Copy each line below exactly and leave the pictures out.
>>>>
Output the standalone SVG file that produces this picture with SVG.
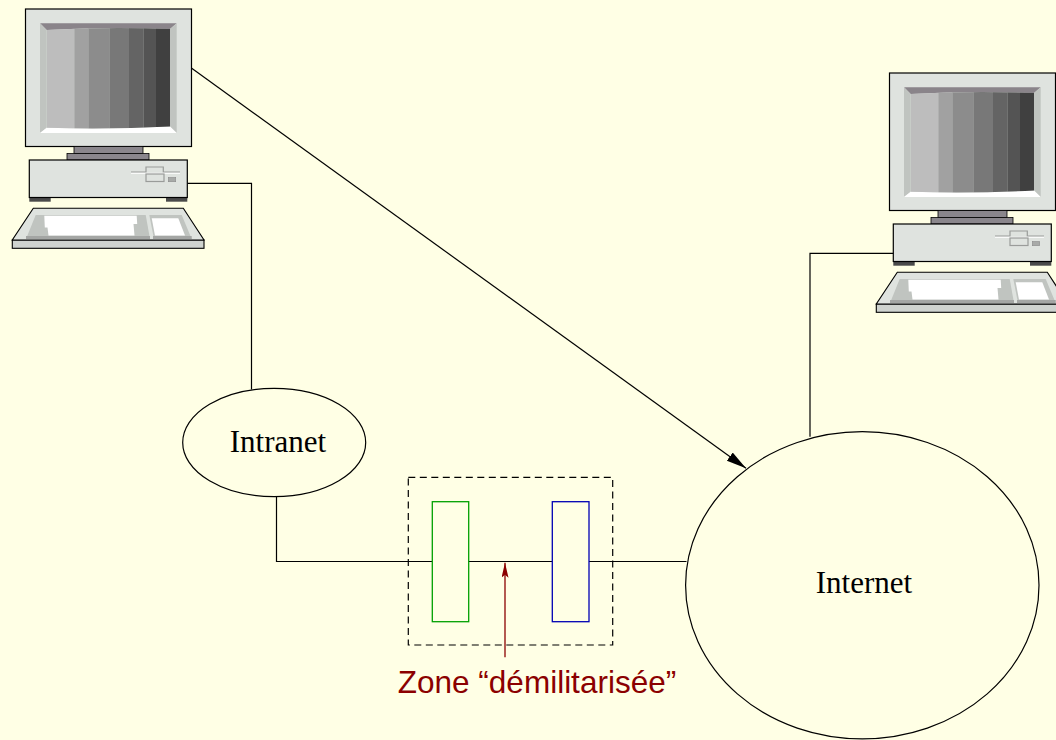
<svg xmlns="http://www.w3.org/2000/svg" xmlns:xlink="http://www.w3.org/1999/xlink" width="1056" height="740" viewBox="0 0 1056 740">
  <style>
    .bg { fill: #ffffe5; }
    .wire { fill: none; stroke: #000; stroke-width: 1.2; }
    .net { fill: none; stroke: #000; stroke-width: 1.2; }
    .netlabel { font-family: "Liberation Serif", "Times New Roman", serif; font-size: 31px; fill: #000; text-anchor: middle; }
    .zone { fill: none; stroke: #000; stroke-width: 1.2; stroke-dasharray: 7 4.5; }
    .fw-green { fill: none; stroke: #00a000; stroke-width: 1.3; }
    .fw-blue { fill: none; stroke: #0000b4; stroke-width: 1.3; }
    .note { font-family: "Liberation Sans", Arial, sans-serif; font-size: 31.5px; fill: #8b0000; text-anchor: middle; }
    .note-line { fill: none; stroke: #8b0000; stroke-width: 1.3; }
    .case { fill: #dfe3df; stroke: #000; stroke-width: 1.2; }
    .stand { fill: #8a868c; stroke: #000; stroke-width: 0.8; }
    .detail { fill: none; stroke: #9a9c9a; stroke-width: 1.2; }
  </style>
  <defs>
    <marker id="arrow-black" markerUnits="userSpaceOnUse" markerWidth="22" markerHeight="12" refX="20" refY="5" orient="auto">
      <path d="M0,0 L20,5 L0,10 Z" fill="#000"/>
    </marker>
    <marker id="arrow-red" markerUnits="userSpaceOnUse" markerWidth="18" markerHeight="10" refX="15" refY="3.5" orient="auto">
      <path d="M0,0 L15,3.5 L0,7 L3,3.5 Z" fill="#8b0000"/>
    </marker>

    <!-- desktop computer: monitor, system unit, keyboard -->
    <g id="pc">
      <!-- monitor -->
      <rect class="case" x="25.5" y="9" width="166" height="137.5"/>
      <!-- screen bevels -->
      <path d="M40,23.3 L176.7,23.3 L170,29 Q108,26.5 46.7,30 Z" fill="#8a848a"/>
      <path d="M40,23.3 L46.7,30 L46.7,127.7 L40,133 Z" fill="#c0c4c0"/>
      <path d="M176.7,23.3 L170,29 L170,126.5 L176.7,133 Z" fill="#c0c4c0"/>
      <path d="M40,133 L176.7,133 L170,126.5 Q108,129.5 46.7,127.7 Z" fill="#ffffff"/>
      <!-- screen shading bands -->
      <clipPath id="screen-clip">
        <path d="M46.7,30 Q108,26.5 170,29 L170,126.5 Q108,129.5 46.7,127.7 Z"/>
      </clipPath>
      <g clip-path="url(#screen-clip)">
        <rect x="46.7" y="25" width="27.6" height="106" fill="#bdbdbd"/>
        <rect x="74.3" y="25" width="14" height="106" fill="#a1a1a1"/>
        <rect x="88.3" y="25" width="21" height="106" fill="#8c8c8c"/>
        <rect x="109.3" y="25" width="19.7" height="106" fill="#787878"/>
        <rect x="129" y="25" width="14.3" height="106" fill="#646464"/>
        <rect x="143.3" y="25" width="12.7" height="106" fill="#545454"/>
        <rect x="156" y="25" width="14" height="106" fill="#404040"/>
      </g>
      <!-- stand -->
      <rect class="stand" x="74" y="146.5" width="69" height="7"/>
      <rect class="stand" x="67" y="153.5" width="82" height="6.5"/>
      <!-- system unit -->
      <rect x="29.3" y="197" width="21.4" height="4.7" fill="#4a4a4a"/>
      <rect x="166" y="197" width="21.3" height="4.7" fill="#4a4a4a"/>
      <rect class="case" x="29.3" y="160" width="158" height="37.5"/>
      <!-- drive bay -->
      <path class="detail" d="M131,172 L146,172 L146,167 L163.3,167 L163.3,172 L180,172"/>
      <path d="M131,173.3 L180,173.3" stroke="#ffffff" stroke-width="1"/>
      <rect class="detail" x="146" y="174" width="18" height="7.5"/>
      <rect x="168.3" y="177.5" width="7.4" height="4.2" fill="#a8aaa8" stroke="#8a8a8a" stroke-width="0.6"/>
      <!-- keyboard -->
      <rect x="12.3" y="240" width="191.7" height="8.3" fill="#cfd3cf" stroke="#000" stroke-width="1.1"/>
      <path d="M33.3,208.3 L183.3,208.3 L204,240 L12.3,240 Z" fill="#dfe3df" stroke="#000" stroke-width="1.1"/>
      <path d="M35.7,215 L145.7,215 L150,239 L26,239 Z" fill="#c0c4c0"/>
      <rect x="26" y="236" width="124" height="3" fill="#a4a6a4"/>
      <path d="M44.3,215.7 L136.7,215.7 L137.2,224 L133.5,224 L134.5,235.5 L48.5,235.5 L47.5,227.5 L44.8,227.5 Z" fill="#ffffff"/>
      <path d="M149.3,215 L181.7,215 L191.7,239 L154,239 Z" fill="#c0c4c0"/>
      <rect x="153" y="236" width="38.7" height="3" fill="#a4a6a4"/>
      <path d="M151.7,218.3 L178.3,218.3 L185,235.5 L155,235.5 Z" fill="#ffffff"/>
    </g>
  </defs>

  <rect class="bg" x="0" y="0" width="1056" height="740"/>

  <!-- connectors -->
  <g id="connectors">
    <polyline class="wire" points="187.3,183.3 251.5,183.3 251.5,389.5"/>
    <polyline class="wire" points="276.5,496.5 276.5,561.5 432.3,561.5"/>
    <line class="wire" x1="468.7" y1="561.5" x2="552.3" y2="561.5"/>
    <line class="wire" x1="589" y1="561.5" x2="686.5" y2="561.5"/>
    <polyline class="wire" points="894,253.3 810,253.3 810,436.7"/>
    <line class="wire" x1="191.7" y1="68.3" x2="746" y2="468.3" marker-end="url(#arrow-black)"/>
  </g>

  <!-- nodes -->
  <g id="pc-intranet">
    <use xlink:href="#pc" href="#pc"/>
  </g>
  <g id="pc-internet">
    <use xlink:href="#pc" href="#pc" transform="translate(864,64)"/>
  </g>

  <g id="intranet">
    <ellipse class="net" cx="274.2" cy="442.5" rx="91.5" ry="54.2"/>
    <text class="netlabel" x="278" y="451.5">Intranet</text>
  </g>

  <g id="internet">
    <ellipse class="net" cx="862.3" cy="585.3" rx="176.7" ry="153.6"/>
    <text class="netlabel" x="864" y="593.3">Internet</text>
  </g>

  <g id="dmz">
    <rect class="zone" x="408.3" y="477.3" width="204.4" height="167.7"/>
  </g>

  <g id="firewall-inner">
    <rect class="fw-green" x="432.3" y="501.7" width="36.4" height="120"/>
  </g>

  <g id="firewall-outer">
    <rect class="fw-blue" x="552.3" y="501.7" width="36.7" height="120"/>
  </g>

  <g id="dmz-label">
    <line class="note-line" x1="505" y1="657.3" x2="505" y2="562.7" marker-end="url(#arrow-red)"/>
    <text class="note" x="537" y="692.7">Zone “démilitarisée”</text>
  </g>
</svg>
<<<<
» **Completed task**:
Output the standalone SVG file that produces this picture with SVG.
<svg xmlns="http://www.w3.org/2000/svg" xmlns:xlink="http://www.w3.org/1999/xlink" width="1056" height="740" viewBox="0 0 1056 740">
  <style>
    .bg { fill: #ffffe5; }
    .wire { fill: none; stroke: #000; stroke-width: 1.2; }
    .net { fill: none; stroke: #000; stroke-width: 1.2; }
    .netlabel { font-family: "Liberation Serif", "Times New Roman", serif; font-size: 31px; fill: #000; text-anchor: middle; }
    .zone { fill: none; stroke: #000; stroke-width: 1.2; stroke-dasharray: 7 4.5; }
    .fw-green { fill: none; stroke: #00a000; stroke-width: 1.3; }
    .fw-blue { fill: none; stroke: #0000b4; stroke-width: 1.3; }
    .note { font-family: "Liberation Sans", Arial, sans-serif; font-size: 31.5px; fill: #8b0000; text-anchor: middle; }
    .note-line { fill: none; stroke: #8b0000; stroke-width: 1.3; }
    .case { fill: #dfe3df; stroke: #000; stroke-width: 1.2; }
    .stand { fill: #8a868c; stroke: #000; stroke-width: 0.8; }
    .detail { fill: none; stroke: #9a9c9a; stroke-width: 1.2; }
  </style>
  <defs>
    <marker id="arrow-black" markerUnits="userSpaceOnUse" markerWidth="22" markerHeight="12" refX="20" refY="5" orient="auto">
      <path d="M0,0 L20,5 L0,10 Z" fill="#000"/>
    </marker>
    <marker id="arrow-red" markerUnits="userSpaceOnUse" markerWidth="18" markerHeight="10" refX="15" refY="3.5" orient="auto">
      <path d="M0,0 L15,3.5 L0,7 L3,3.5 Z" fill="#8b0000"/>
    </marker>

    <!-- desktop computer: monitor, system unit, keyboard -->
    <g id="pc">
      <!-- monitor -->
      <rect class="case" x="25.5" y="9" width="166" height="137.5"/>
      <!-- screen bevels -->
      <path d="M40,23.3 L176.7,23.3 L170,29 Q108,26.5 46.7,30 Z" fill="#8a848a"/>
      <path d="M40,23.3 L46.7,30 L46.7,127.7 L40,133 Z" fill="#c0c4c0"/>
      <path d="M176.7,23.3 L170,29 L170,126.5 L176.7,133 Z" fill="#c0c4c0"/>
      <path d="M40,133 L176.7,133 L170,126.5 Q108,129.5 46.7,127.7 Z" fill="#ffffff"/>
      <!-- screen shading bands -->
      <clipPath id="screen-clip">
        <path d="M46.7,30 Q108,26.5 170,29 L170,126.5 Q108,129.5 46.7,127.7 Z"/>
      </clipPath>
      <g clip-path="url(#screen-clip)">
        <rect x="46.7" y="25" width="27.6" height="106" fill="#bdbdbd"/>
        <rect x="74.3" y="25" width="14" height="106" fill="#a1a1a1"/>
        <rect x="88.3" y="25" width="21" height="106" fill="#8c8c8c"/>
        <rect x="109.3" y="25" width="19.7" height="106" fill="#787878"/>
        <rect x="129" y="25" width="14.3" height="106" fill="#646464"/>
        <rect x="143.3" y="25" width="12.7" height="106" fill="#545454"/>
        <rect x="156" y="25" width="14" height="106" fill="#404040"/>
      </g>
      <!-- stand -->
      <rect class="stand" x="74" y="146.5" width="69" height="7"/>
      <rect class="stand" x="67" y="153.5" width="82" height="6.5"/>
      <!-- system unit -->
      <rect x="29.3" y="197" width="21.4" height="4.7" fill="#4a4a4a"/>
      <rect x="166" y="197" width="21.3" height="4.7" fill="#4a4a4a"/>
      <rect class="case" x="29.3" y="160" width="158" height="37.5"/>
      <!-- drive bay -->
      <path class="detail" d="M131,172 L146,172 L146,167 L163.3,167 L163.3,172 L180,172"/>
      <path d="M131,173.3 L180,173.3" stroke="#ffffff" stroke-width="1"/>
      <rect class="detail" x="146" y="174" width="18" height="7.5"/>
      <rect x="168.3" y="177.5" width="7.4" height="4.2" fill="#a8aaa8" stroke="#8a8a8a" stroke-width="0.6"/>
      <!-- keyboard -->
      <rect x="12.3" y="240" width="191.7" height="8.3" fill="#cfd3cf" stroke="#000" stroke-width="1.1"/>
      <path d="M33.3,208.3 L183.3,208.3 L204,240 L12.3,240 Z" fill="#dfe3df" stroke="#000" stroke-width="1.1"/>
      <path d="M35.7,215 L145.7,215 L150,239 L26,239 Z" fill="#c0c4c0"/>
      <rect x="26" y="236" width="124" height="3" fill="#a4a6a4"/>
      <path d="M44.3,215.7 L136.7,215.7 L137.2,224 L133.5,224 L134.5,235.5 L48.5,235.5 L47.5,227.5 L44.8,227.5 Z" fill="#ffffff"/>
      <path d="M149.3,215 L181.7,215 L191.7,239 L154,239 Z" fill="#c0c4c0"/>
      <rect x="153" y="236" width="38.7" height="3" fill="#a4a6a4"/>
      <path d="M151.7,218.3 L178.3,218.3 L185,235.5 L155,235.5 Z" fill="#ffffff"/>
    </g>
  </defs>

  <rect class="bg" x="0" y="0" width="1056" height="740"/>

  <!-- connectors -->
  <g id="connectors">
    <polyline class="wire" points="187.3,183.3 251.5,183.3 251.5,389.5"/>
    <polyline class="wire" points="276.5,496.5 276.5,561.5 432.3,561.5"/>
    <line class="wire" x1="468.7" y1="561.5" x2="552.3" y2="561.5"/>
    <line class="wire" x1="589" y1="561.5" x2="686.5" y2="561.5"/>
    <polyline class="wire" points="894,253.3 810,253.3 810,436.7"/>
    <line class="wire" x1="191.7" y1="68.3" x2="746" y2="468.3" marker-end="url(#arrow-black)"/>
  </g>

  <!-- nodes -->
  <g id="pc-intranet">
    <use xlink:href="#pc" href="#pc"/>
  </g>
  <g id="pc-internet">
    <use xlink:href="#pc" href="#pc" transform="translate(864,64)"/>
  </g>

  <g id="intranet">
    <ellipse class="net" cx="274.2" cy="442.5" rx="91.5" ry="54.2"/>
    <text class="netlabel" x="278" y="451.5">Intranet</text>
  </g>

  <g id="internet">
    <ellipse class="net" cx="862.3" cy="585.3" rx="176.7" ry="153.6"/>
    <text class="netlabel" x="864" y="593.3">Internet</text>
  </g>

  <g id="dmz">
    <rect class="zone" x="408.3" y="477.3" width="204.4" height="167.7"/>
  </g>

  <g id="firewall-inner">
    <rect class="fw-green" x="432.3" y="501.7" width="36.4" height="120"/>
  </g>

  <g id="firewall-outer">
    <rect class="fw-blue" x="552.3" y="501.7" width="36.7" height="120"/>
  </g>

  <g id="dmz-label">
    <line class="note-line" x1="505" y1="657.3" x2="505" y2="562.7" marker-end="url(#arrow-red)"/>
    <text class="note" x="537" y="692.7">Zone “démilitarisée”</text>
  </g>
</svg>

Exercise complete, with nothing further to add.